Look at the poster online at:
http://www.sfgov2.org/ftp/uploadedfiles/elections/VoterEducation/2011_RCV_Poster_EN.pdf
Look at the notations to the right of each of the three examples.
John Palmer
Pick your poison between exhausted ballots or "exhausted voters" who don't show up for (manual) runoff elections. The percent of ballots that end up exhausted is lower on average than the number of voters that don't return for a December runoff.
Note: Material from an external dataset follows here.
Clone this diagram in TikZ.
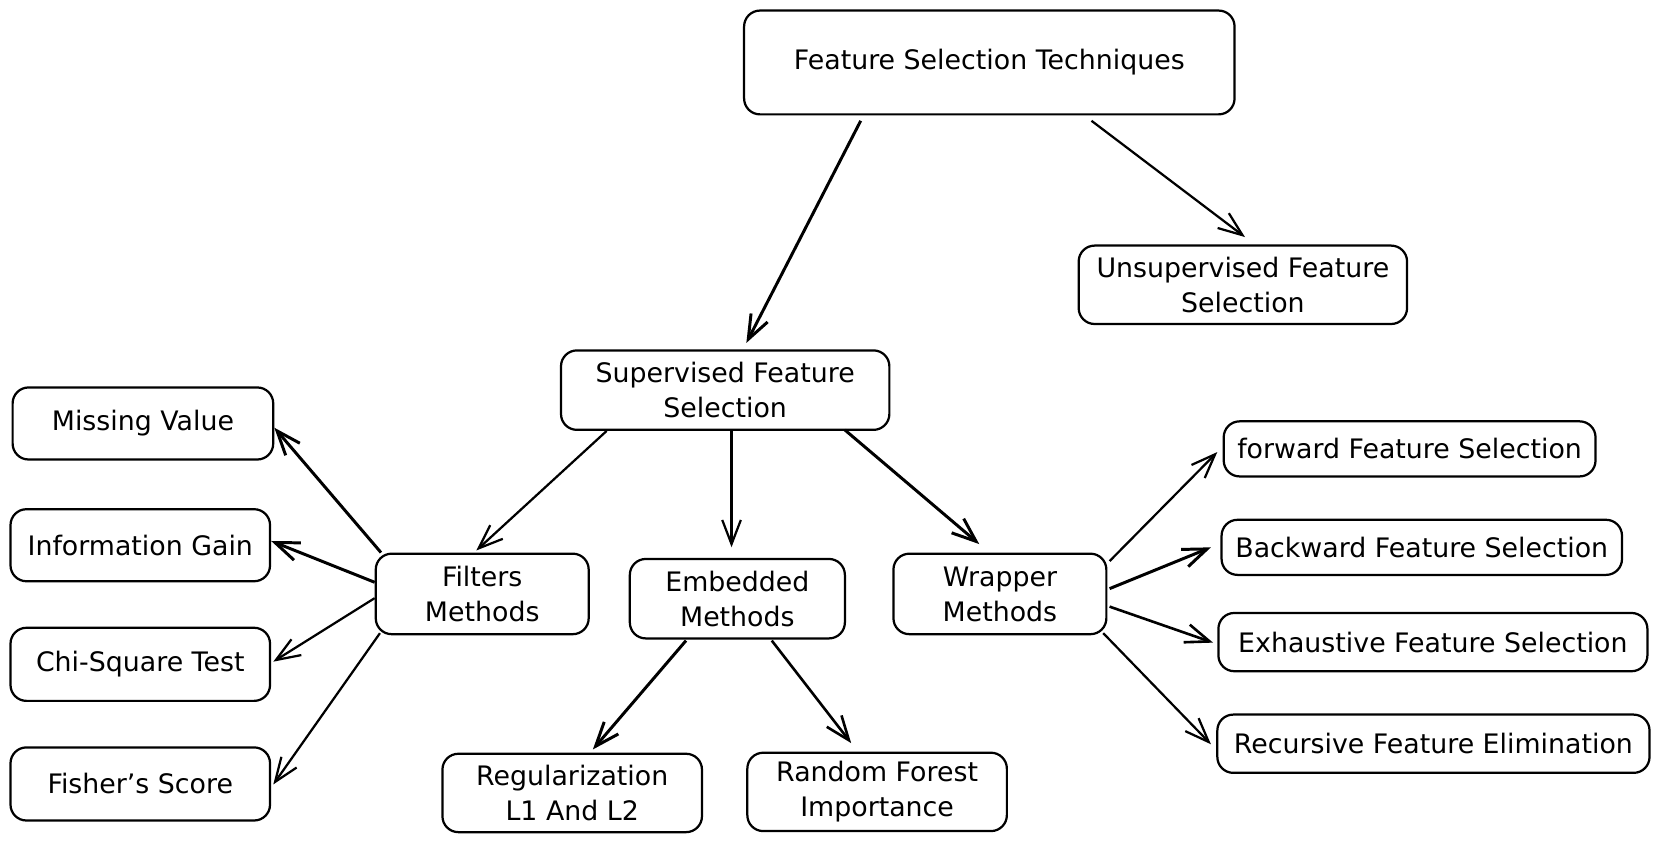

The "confusion" issue is entirely manufactured by the pundits. People get it. Pundits and the political elite hate RCV because it prevents them from making sure who wins, and it's tough to handicap outcomes. RCV doesn't work for the machine, but it works for the voters.
John E. Palmer
SF resident and business owner
Chris Jerdonek
Wow, the second RCV hit piece by the Bay Citizen in 9 days -- and by the same "reporter"! You guys are really on a roll. Keep showing us how biased you are.
This article is complete BS. Just because a voter doesn't rank "all three choices in all three races" doesn't mean they used RCV "incorrectly" or have "trouble" using it. That's like saying if someone skips a ballot measure, they don't know how to vote yes or no. But that's what this article is implying.
There were plenty of political organizations that told their members and supporters not to rank all three in some race, for example the San Francisco Democratic Party, the SF Bay Guardian, and the SF League of Pissed Off Voters to name a few. See, for example, http://www.theballot.org/2011/sf
Why not mention facts like 73% of voters ranked all three candidates in the mayor's race, or 84% two or more? Or that 99.6% of voters cast a valid vote in the race? Because as they have repeatedly shown, the Bay Citizen clearly has it out for RCV and has no interest in publishing balanced stories on this issue.
Mission Rosalind
The Bay Citizen should be embarrassed for leaving out a critical disclosure about Latterman that even that rag, the Chronicle, knew enough to include:
"It should be noted, by the way, that Latterman worked on Chiu's campaign."
http://www.sfgate.com/cgi-bin/article.cgi?f=/c/a/2011/12/05/BAG41M73K7.DTL
David Cary
Latterman is also a professed opponent of ranked choice voting.